Jasper Cini was born in Philadelphia on 7 October 1927. After serving in the US Navy during World War II – where he was injured during the invasion of Iwo Jima in the Pacific – he worked as a bricklayer in his family’s business.
Encouraged by his friend and idol Mario Lanza – whom he met while crooning in the bars of Philadelphia – he changed his name to Al Martino (his mother’s maiden name) and headed for New York to begin a career as a romantic Italian baritone.
His first singles, Heaven Help Me (I’m In Love) and I’m Afraid, were released by the Jubilee label to little success, but he reached a wider audience when he won the top TV talent show, Arthur Godfrey’s Talent Scouts, with his rendition of Perry Como‘s If.
His breakthrough hit came with Here In My Heart (1952). The song had been originally intended for Lanza, but the older singer ceded the song to the beginner.

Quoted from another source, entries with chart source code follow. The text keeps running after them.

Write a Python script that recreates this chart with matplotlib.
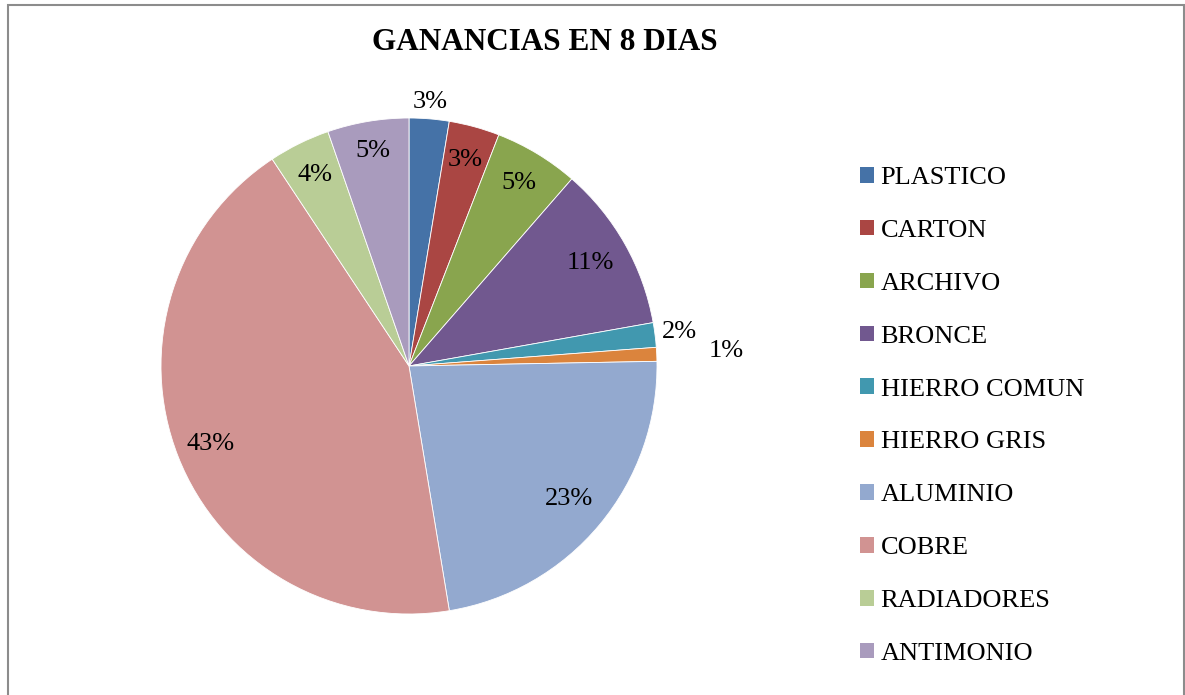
import matplotlib
matplotlib.use("Agg")
import matplotlib.pyplot as plt
from matplotlib.patches import Rectangle, Patch
import numpy as np

plt.rcParams['font.family'] = ['Liberation Serif', 'DejaVu Serif']

categories = ["PLASTICO", "CARTON", "ARCHIVO", "BRONCE", "HIERRO COMUN",
              "HIERRO GRIS", "ALUMINIO", "COBRE", "RADIADORES", "ANTIMONIO"]
values = [2.6, 3.3, 5.5, 10.8, 1.6, 0.9, 22.7, 43.3, 4.0, 5.3]
pct_labels = ["3%", "3%", "5%", "11%", "2%", "1%", "23%", "43%", "4%", "5%"]
colors = ["#4572A7", "#AA4643", "#89A54E", "#71588F", "#4198AF",
          "#DB843D", "#93A9CF", "#D19392", "#B9CD96", "#A99BBD"]
label_dist = [1.07, 0.86, 0.86, 0.84, 1.10, 1.28, 0.84, 0.86, 0.86, 0.88]

W, H = 1185, 695
fig = plt.figure(figsize=(W / 100, H / 100), dpi=100)

cx, cy, r = 409, 366, 248
ax = fig.add_axes([(cx - r) / W, (H - cy - r) / H, 2 * r / W, 2 * r / H])
wedges, _ = ax.pie(values, colors=colors, startangle=90, counterclock=False,
                   radius=1, wedgeprops=dict(edgecolor="white", linewidth=0.6))
ax.set_xlim(-1, 1)
ax.set_ylim(-1, 1)
ax.set_aspect("equal")
ax.axis("off")

for w, lab, d in zip(wedges, pct_labels, label_dist):
    ang = np.deg2rad((w.theta1 + w.theta2) / 2)
    ax.text(d * np.cos(ang), d * np.sin(ang), lab, ha="center", va="center",
            fontsize=19, color="black", clip_on=False)

fig.text(545 / W, 1 - 42 / H, "GANANCIAS EN 8 DIAS", ha="center", va="center",
         fontsize=22.5, fontweight="bold")

handles = [Patch(facecolor=c, edgecolor="none") for c in colors]
leg = fig.legend(handles, categories, loc="upper left",
                 bbox_to_anchor=(860 / W, 1 - 167 / H), frameon=False,
                 fontsize=19, handlelength=0.53, handleheight=0.53,
                 handletextpad=0.25, labelspacing=1.165, borderaxespad=0,
                 borderpad=0)

fig.patches.append(Rectangle((8 / W, -0.05), (1184 - 8) / W, 1.05 - 5 / H,
                             transform=fig.transFigure, fill=False,
                             edgecolor="#8c8c8c", linewidth=1.5))

fig.savefig("out.png", dpi=100)
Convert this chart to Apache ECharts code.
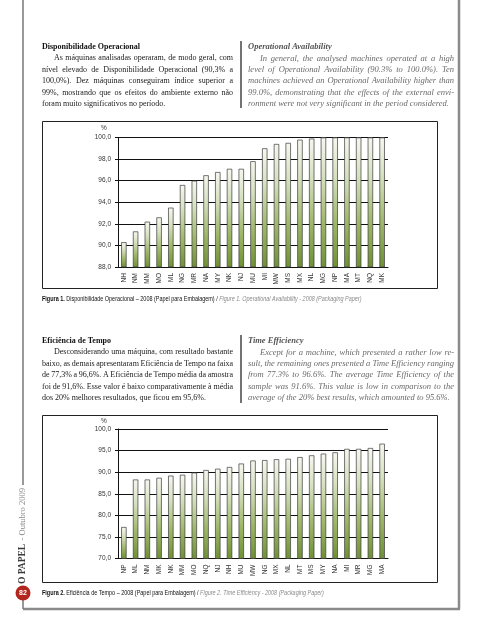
<!DOCTYPE html>
<html><head><meta charset="utf-8">
<script src="https://cdn.jsdelivr.net/npm/echarts@6/dist/echarts.min.js"></script>
<style>html,body{margin:0;padding:0;background:#fff}#c{width:480px;height:640px}</style>
</head><body><div id="c"></div>
<script>
// ---- data ----
const cats1 = ['NH','NM','MM','MO','ML','NG','MR','NA','MY','NK','NJ','MU','MI','MW','MS','MX','NL','MG','NP','MA','MT','NQ','MK'];
const vals1 = [90.3,91.3,92.2,92.6,93.5,95.6,96.0,96.5,96.8,97.1,97.1,97.8,99.0,99.4,99.5,99.8,99.9,100,100,100,100,100,100];
const cats2 = ['NP','ML','NM','MK','NK','MM','MO','NQ','NJ','NH','MU','MW','NG','MX','NL','MT','MS','MY','NA','MI','MR','MG','MA'];
const vals2 = [77.3,88.3,88.3,88.7,89.2,89.4,89.9,90.5,90.8,91.2,92.0,92.7,92.8,93.0,93.1,93.5,93.9,94.3,94.6,95.4,95.4,95.6,96.6];

const head1pt = 'Disponibilidade Operacional';
const para1pt = ['As máquinas analisadas operaram, de modo geral, com','nível elevado de Disponibilidade Operacional (90,3% a','100,0%). Dez máquinas conseguiram índice superior a','99%, mostrando que os efeitos do ambiente externo não','foram muito significativos no período.'];
const head1en = 'Operational Availability';
const para1en = ['In general, the analysed machines operated at a high','level of Operational Availability (90.3% to 100.0%). Ten','machines achieved an Operational Availability higher than','99.0%, demonstrating that the effects of the external envi-','ronment were not very significant in the period considered.'];
const head2pt = 'Eficiência de Tempo';
const para2pt = ['Desconsiderando uma máquina, com resultado bastante','baixo, as demais apresentaram Eficiência de Tempo na faixa','de 77,3% a 96,6%. A Eficiência de Tempo média da amostra','foi de 91,6%. Esse valor é baixo comparativamente à média','dos 20% melhores resultados, que ficou em 95,6%.'];
const head2en = 'Time Efficiency';
const para2en = ['Except for a machine, which presented a rather low re-','sult, the remaining ones presented a Time Efficiency ranging','from 77.3% to 96.6%. The average Time Efficiency of the','sample was 91.6%. This value is low in comparison to the','average of the 20% best results, which amounted to 95.6%.'];
const cap1 = ['Figura 1.',' Disponibilidade Operacional – 2008 (Papel para Embalagem) / ','Figure 1. Operational Availability - 2008 (Packaging Paper)'];
const cap2 = ['Figura 2.',' Eficiência de Tempo – 2008 (Papel para Embalagem) / ','Figure 2. Time Efficiency - 2008 (Packaging Paper)'];

// ---- text helpers ----
const mctx = document.createElement('canvas').getContext('2d');
function mw(t, f){ mctx.font = f; return mctx.measureText(t).width; }
const SERIF = "'Liberation Serif', serif";
function line(txt, x0, x1, y, style, weight, fs, fill, justify){
  const font = style+' '+weight+' '+fs+'px '+SERIF;
  const words = txt.split(' ');
  const ws = words.map(w=>mw(w,font));
  const tot = ws.reduce((a,b)=>a+b,0);
  const sp = mw(' ',font);
  let gap = sp;
  if(justify && words.length>1){ gap = (x1-x0-tot)/(words.length-1); if(gap<sp*0.5) gap=sp*0.5; }
  const out=[]; let x=x0;
  words.forEach((w,i)=>{ out.push({type:'text',x:x,y:y,silent:true,style:{text:w,font:font,fill:fill,align:'left',verticalAlign:'middle',textAlign:'left',textVerticalAlign:'middle'}}); x+=ws[i]+gap; });
  return out;
}
function block(head, para, x0, x1, y0, italic, fs, headFill, fill){
  let els=[];
  const st = italic?'italic':'normal';
  els = els.concat(line(head,x0,x1,y0,st,'bold',fs,headFill,false));
  para.forEach((p,i)=>{
    const last = i===para.length-1;
    els = els.concat(line(p, i===0?x0+12:x0, x1, y0+11.4*(i+1), st, 'normal', fs, fill, !last));
  });
  return els;
}
const CAPF = "'Liberation Sans Narrow','Liberation Sans',sans-serif";
function caption(c, y){
  return {type:'text',x:42,y:y,scaleX:0.78,silent:true,style:{text:'{b|'+c[0]+'}{r|'+c[1]+'}{i|'+c[2]+'}',align:'left',verticalAlign:'middle',
    rich:{b:{fontFamily:CAPF,fontWeight:'bold',fontSize:7,fill:'#111',color:'#111'},
          r:{fontFamily:CAPF,fontSize:7,fill:'#111',color:'#111'},
          i:{fontFamily:CAPF,fontStyle:'italic',fontSize:7,fill:'#8a8a8a',color:'#8a8a8a'}}}};
}

let g = [];
g = g.concat(block(head1pt, para1pt, 42, 233, 47, false, 8.0, '#111', '#1a1a1a'));
g = g.concat(block(head1en, para1en, 248, 454, 47, true, 8.5, '#555', '#6a6a6a'));
g = g.concat(block(head2pt, para2pt, 42, 233, 341, false, 8.0, '#111', '#1a1a1a'));
g = g.concat(block(head2en, para2en, 248, 454, 341, true, 8.5, '#555', '#6a6a6a'));
// column dividers
g.push({type:'line',silent:true,shape:{x1:241,y1:41,x2:241,y2:108},style:{stroke:'#444',lineWidth:1.5}});
g.push({type:'line',silent:true,shape:{x1:241,y1:335,x2:241,y2:403},style:{stroke:'#444',lineWidth:1.5}});
// chart boxes
g.push({type:'rect',silent:true,shape:{x:42.5,y:121.5,width:395,height:167},style:{fill:'none',stroke:'#222',lineWidth:1}});
g.push({type:'rect',silent:true,shape:{x:42.5,y:415.5,width:395,height:167},style:{fill:'none',stroke:'#222',lineWidth:1}});
// % labels
g.push({type:'text',x:104,y:128,silent:true,style:{text:'%',font:"6.5px 'Liberation Sans'",fill:'#333',align:'center',verticalAlign:'middle'}});
g.push({type:'text',x:104,y:421,silent:true,style:{text:'%',font:"6.5px 'Liberation Sans'",fill:'#333',align:'center',verticalAlign:'middle'}});
// captions
g.push(caption(cap1, 299));
g.push(caption(cap2, 593));
// page frame
g.push({type:'line',silent:true,shape:{x1:459,y1:0,x2:459,y2:609},style:{stroke:'#8a8a8a',lineWidth:2.5}});
g.push({type:'line',silent:true,shape:{x1:23,y1:609,x2:460,y2:609},style:{stroke:'#8a8a8a',lineWidth:2.5}});
g.push({type:'line',silent:true,shape:{x1:23,y1:0,x2:23,y2:485},style:{stroke:'#777',lineWidth:1.5}});
g.push({type:'line',silent:true,shape:{x1:23,y1:598,x2:23,y2:609},style:{stroke:'#777',lineWidth:1.5}});
g.push({type:'circle',silent:true,shape:{cx:23,cy:593,r:7.5},style:{fill:'#b3261e'}});
g.push({type:'text',x:23,y:593,silent:true,style:{text:'82',font:"bold 7px 'Liberation Sans'",fill:'#fff',align:'center',verticalAlign:'middle'}});
g.push({type:'text',x:23,y:584,rotation:Math.PI/2,silent:true,style:{text:'{a|O PAPEL} {b|- Outubro 2009}',align:'left',verticalAlign:'middle',
  rich:{a:{fontFamily:"'Liberation Serif',serif",fontWeight:'bold',fontSize:9.5,fill:'#3a3a3a',color:'#3a3a3a'},
        b:{fontFamily:"'Liberation Serif',serif",fontSize:8.5,fill:'#8a8a8a',color:'#8a8a8a'}}}});

const barGrad = new echarts.graphic.LinearGradient(0,0,0,1,[{offset:0,color:'#f6f7ef'},{offset:0.3,color:'#d6e0bf'},{offset:0.65,color:'#9fb86a'},{offset:1,color:'#6f9034'}]);
const lab = {fontSize:6.5,color:'#333',fontFamily:"'Liberation Sans Narrow','Liberation Sans',sans-serif"};
function yA(i,min,max,iv){return {gridIndex:i,type:'value',min:min,max:max,interval:iv,
  axisLine:{show:true,lineStyle:{color:'#111',width:1}},axisTick:{show:true,length:3,lineStyle:{color:'#111'}},
  splitLine:{show:true,lineStyle:{color:'#111',width:1}},
  axisLabel:Object.assign({margin:7,formatter:v=>v.toFixed(1).replace('.',',')},lab)};}
function xA(i,cats){return {gridIndex:i,type:'category',data:cats,
  axisLine:{show:true,lineStyle:{color:'#111',width:1}},axisTick:{show:false},
  axisLabel:Object.assign({rotate:90,interval:0,margin:6},lab)};}
function bar(i,vals){return {type:'bar',xAxisIndex:i,yAxisIndex:i,data:vals,barWidth:'46%',silent:true,
  itemStyle:{color:barGrad,borderColor:'#3c3c3c',borderWidth:0.7}};}

const chart = echarts.init(document.getElementById('c'),null,{renderer:'canvas'});
chart.setOption({
  animation:false,
  backgroundColor:'#fff',
  grid:[{left:118,width:270,top:137.5,height:129.5},{left:118,width:270,top:429,height:129.5}],
  xAxis:[xA(0,cats1),xA(1,cats2)],
  yAxis:[yA(0,88,100,2),yA(1,70,100,5)],
  series:[bar(0,vals1),bar(1,vals2)],
  graphic:g
});
</script></body></html>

The resulting hit was the first #1 on the UK’s newly established NME singles chart.
Martino’s performances instantly put him in the top drawer of romantic balladeers. Teenage bobbysoxers swooned over his romantic tones and Latin good looks, and at a time when Frank Sinatra‘s career was in decline, Al looked set to become the next King of the Hill.
His hit single brought him a record deal with Capitol which released his next single, Take My Heart – a #12 hit. But it also brought him to the attention of a couple of mobsters who muscled in to take over his management contract and demanded $75,000 as a guarantee against their future earnings.
Al fled to Britain, where he lived in exile for the next six years, scoring hits with songs including Now, Rachel and Wanted.
Thanks to the intervention of Philadelphia mob boss Angelo Bruno, Martino was able to return to the States in 1958 and he enjoyed a string of hits in the 60s, including the enduring Spanish Eyes.
In 1972 he played the character Johnny Fontane in the wedding scene at the beginning of The Godfather (1972), singing I Have But One Heart. He also sang a version of the film’s theme, Speak Softly Love. Martino reprised the Fontane role in The Godfather Part III (1990).
He was still recording until the night before his death from a heart attack on 13 October 2009, aged 82, his final track being Garth Brooks’ If Tomorrow Never Comes.